- Film poster
- Directed by: Blake Robbins
- Written by: Jeff Robison Casey Twenter
- Based on: The Scent of Rain and Lightning by Nancy Pickard
- Produced by: Michael Davis; Maggie Grace; Jeff Johnson; Blake Robbins; Jeff Robison; Casey Twenter; Kevin Waller; Dan Koetting;
- Starring: Maika Monroe; Mark Webber; Will Patton; Bonnie Bedelia; Justin Chatwin; Brad Carter; Logan Miller; Maggie Grace;
- Cinematography: Lyn Moncrief
- Edited by: Lauren Clark Carroll
- Music by: Will Blair; Brooke Blair;
- Production companies: No Coast Entertainment; Gerson Productions; KP Remain;
- Distributed by: SP Releasing
- Release date: March 25, 2017 (Atlanta);
- Country: United States
- Language: English
- Budget: $3 million

= The Scent of Rain and Lightning =

The Scent of Rain and Lightning is a 2017 American drama film directed by Blake Robbins and written by Jeff Robison and Casey Twenter, based on the novel of the same name by Nancy Pickard.

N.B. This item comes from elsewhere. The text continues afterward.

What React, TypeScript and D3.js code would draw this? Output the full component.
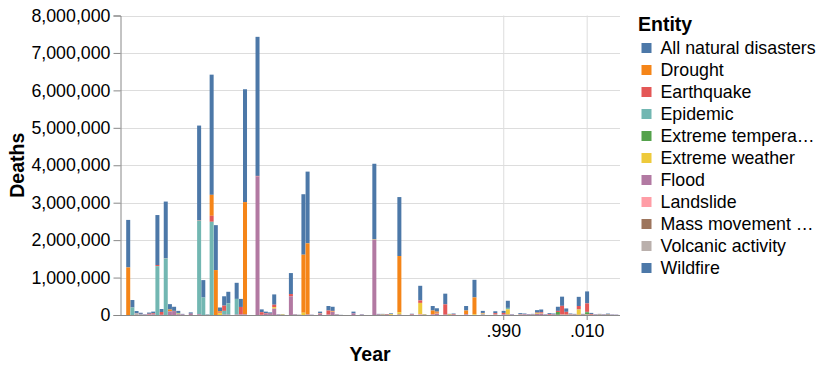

The film stars an ensemble cast that includes Maika Monroe, Maggie Grace, Justin Chatwin, Mark Webber, Logan Miller, Will Patton, and Brad Carter.

The film had its world premiere at the Atlanta Film Festival on March 25, 2017, and had a limited release on February 16, 2018. It received positive reviews from critics.

== Plot ==

When a young woman learns her parents' killer has been released from jail, she is forced to revisit old wounds while discovering the destructive power of hate and the true cost of family secrets fully revealing themselves.

== Cast ==
- Maika Monroe as Jody Linder
- Meg Crosbie as Young Jody Linder
- Maggie Grace as Laurie
- Justin Chatwin as Hugh Jay Linder
- Mark Webber as Chase
- Logan Miller as Collin Croyle
- Will Patton as Senior
- Brad Carter as Billy
- Aaron Poole as Meryl
- Bonnie Bedelia as Annabelle
- Blake Robbins as Sheriff Don Phelps
- Ken Wood as Deputy Sheriff Mason Walker

== Production ==
On July 23, 2015, it was announced that Nancy Pickard's novel The Scent of Rain and Lightning was being adapted into a film, which Blake Robbins would direct, Maggie Grace, Maika Monroe and Brad Carter leading the cast. Casey Twenter, Jeff Robison, and Jeff Johnson would produce the film through No Coast Entertainment, along with Kevin Waller through Gerson Productions and Michael Davis and Grace. On November 5, 2015, it was announced Justin Chatwin, Mark Webber, Logan Miller, Aaron Poole, Will Patton and Bonnie Bedelia had joined the cast.

===Filming===
Principal photography on the film began on October 27, 2015, in Oklahoma, and concluded on November 21, 2015, with a total of 21 days of shooting.

==Release==
The film had its world premiere at the Atlanta Film Festival on March 25, 2017. Shortly after, SP Releasing acquired distribution rights to the film and set it for a February 16, 2018, release.

==Reception==
On review aggregator website Rotten Tomatoes, the film holds an approval rating of 100%, based on 8 reviews, and an average rating of 7.6/10. On Metacritic, the film has a weighted average score of 76 out of 100, indicating "generally positive reviews".